Definition of an Eco Baron: An idealistic environmentalist who is devoting their life and fortune to protecting nature preserves and forging a path to achieve their big eco-dreams.

I just finished reading Eco Barons, which was fascinating and thought provoking. The book was also of particular interest to me because I have had the good fortune to meet 3 of the Eco Barons that are profiled in the book: Doug Tompkins, I met at the World Wilderness Congress in Alaska 4 ½ years ago, then Roxanne Quimby, I met at a Green Conference/Festival in San Francisco 2 years ago and just recently, Kieran Suckling, at an event honoring him in Los Angeles. Each of their stories are amazing and inspiring.

I highlighted a few passages from the book that are particularly profound and meaningful to me-

Page 77:”The notion that humans have no inherent, absolute right to exploit and lay waste to nature.”

Page 126: ” The act that revolved around a few simple ideas few found objectionable: Americans cherished nature and did not want animals to become extinct; therefore, it should be illegal to kill endangered species or destroy habitats critical to their survival.”

Page 142:” It means the human experience is becoming increasingly impoverished as plants and animals become extinct, or as our lives become so removed from nature that the experience of those plants and animals becomes extinct.”

Page 297:” Their (the environmentalists) actions are their message: that there is a clear choice, a difficult choice, a right choice, and to make it is to express the faith that it is not too late to save the world-and that a new way of living can be better, healthier, smarter, and more prosperous.”
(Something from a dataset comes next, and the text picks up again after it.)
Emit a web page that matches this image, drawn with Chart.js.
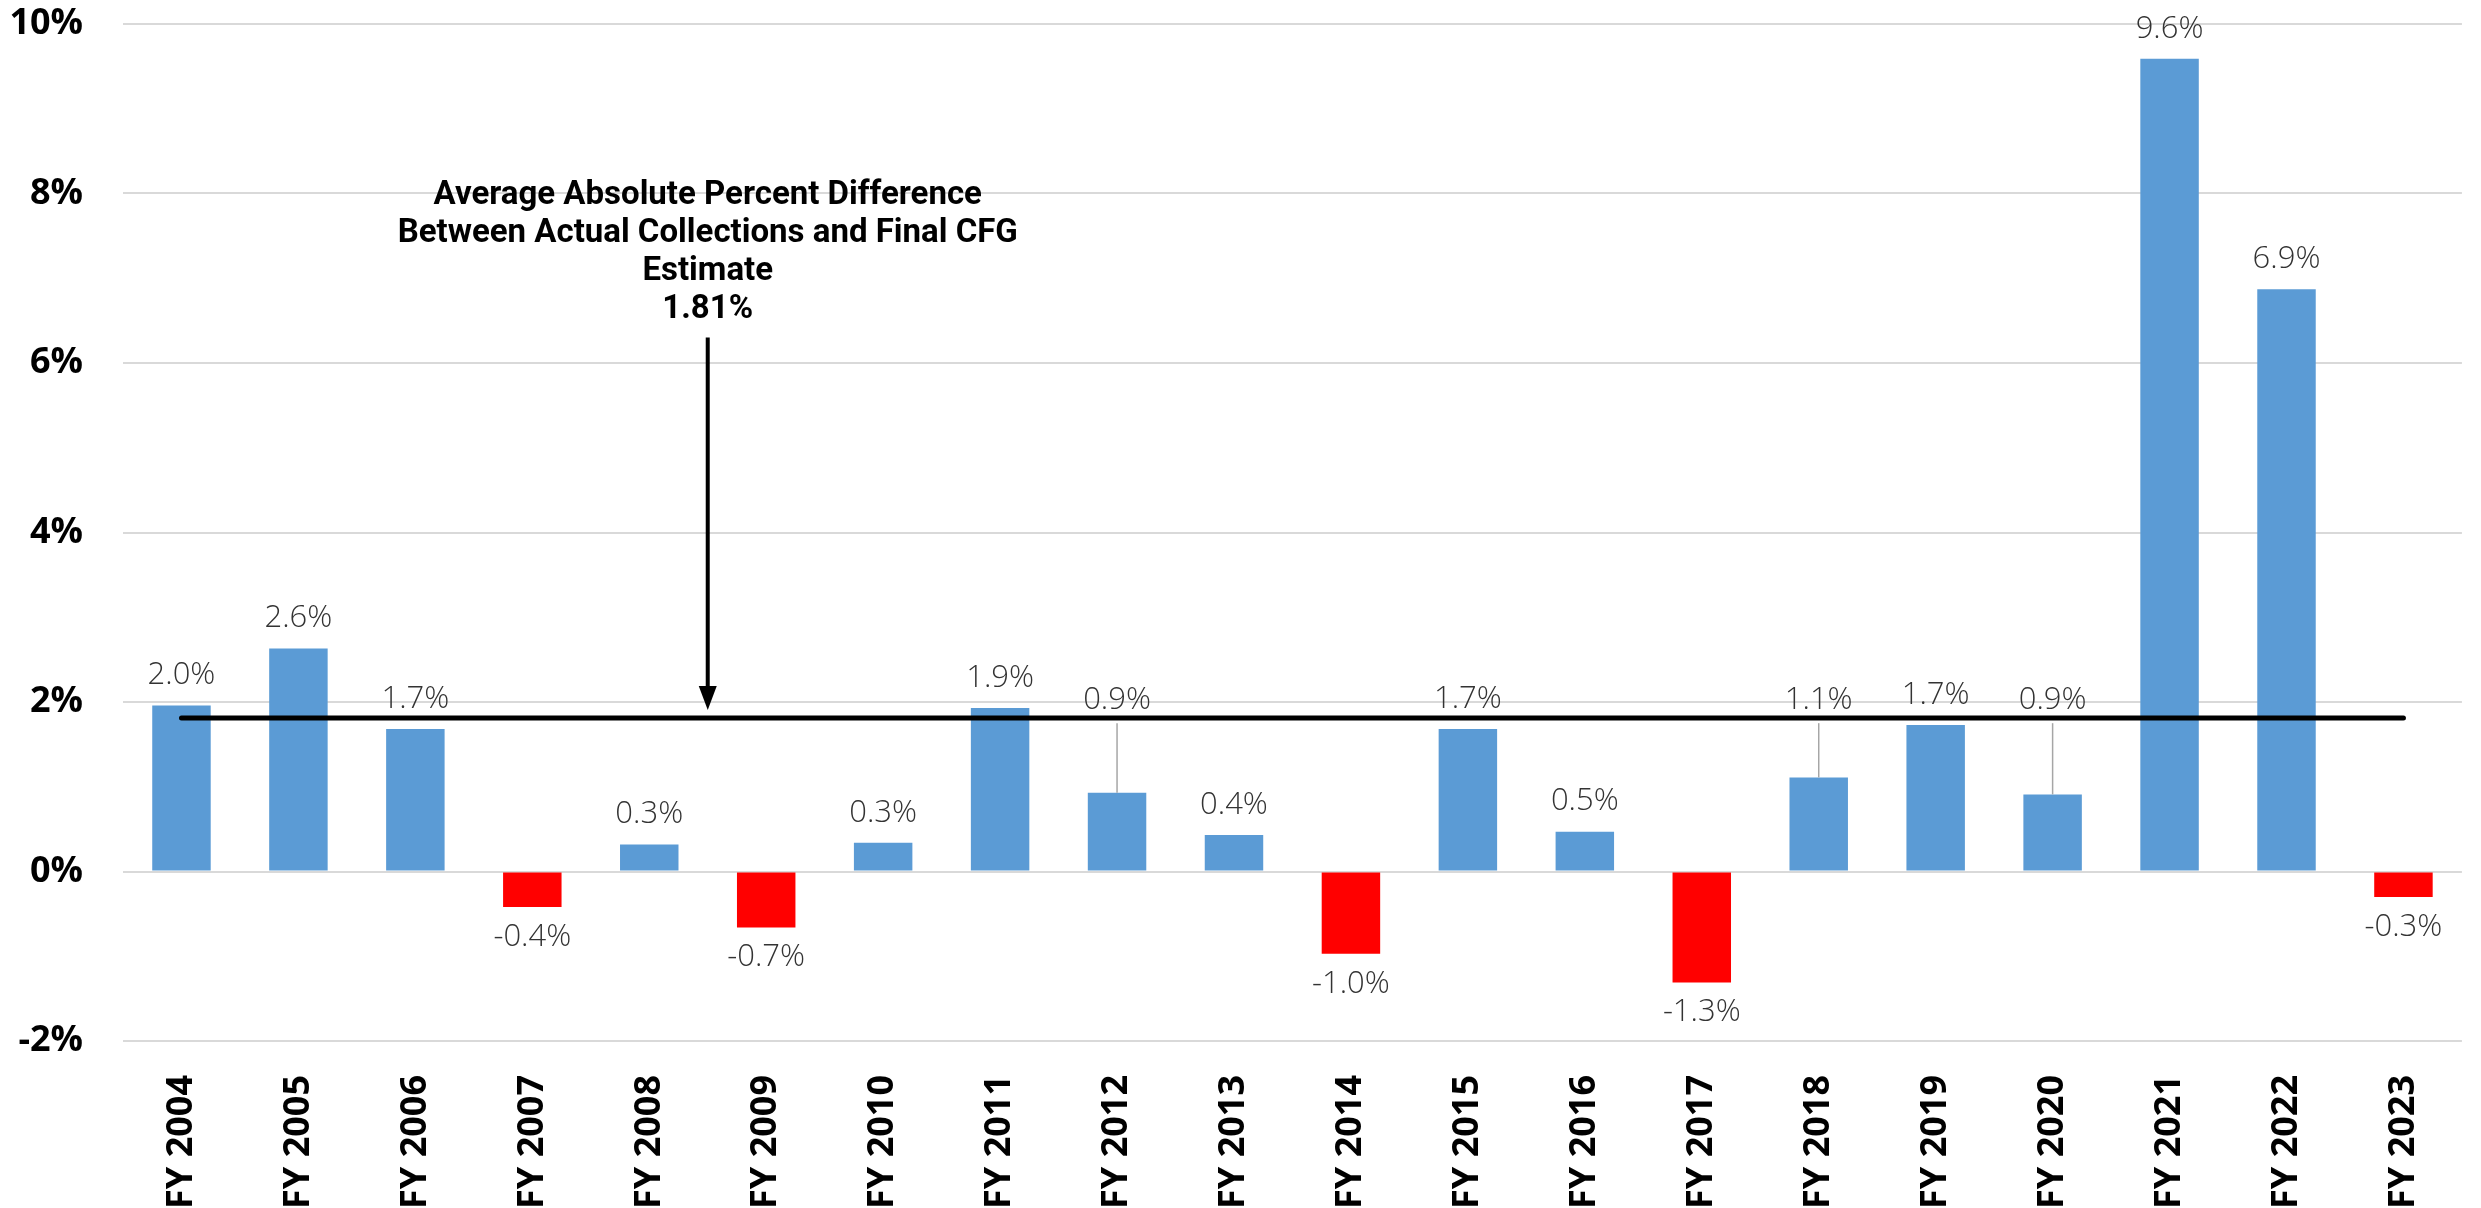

Page 298:” It took hundreds of millions of years for nature to construct the storehouses of coal, oil, and gas beneath the surface of the earth, the chemical residue left behind by countless extinct prehistoric lifeforms (which is why it is called Fossil Fuel). Oil and natural gas formed from deep pressure and heat exerted on huge layers of dead plankton and algae buried beneath the bottoms of ancient seas, some of which are now the world’s great deserts. Coal is made of the fossil remains of primordial forests buried by time and cataclysm. Every time a gas tank is filled or an electric generator is fired up, the remains of long-extinct creatures are providing the energy.”

Page 299:” Society should take from the earth only the resources that can be renewed, and emit only those substances that can be safely absorbed or purged by nature.” This last one is BRILLIANT!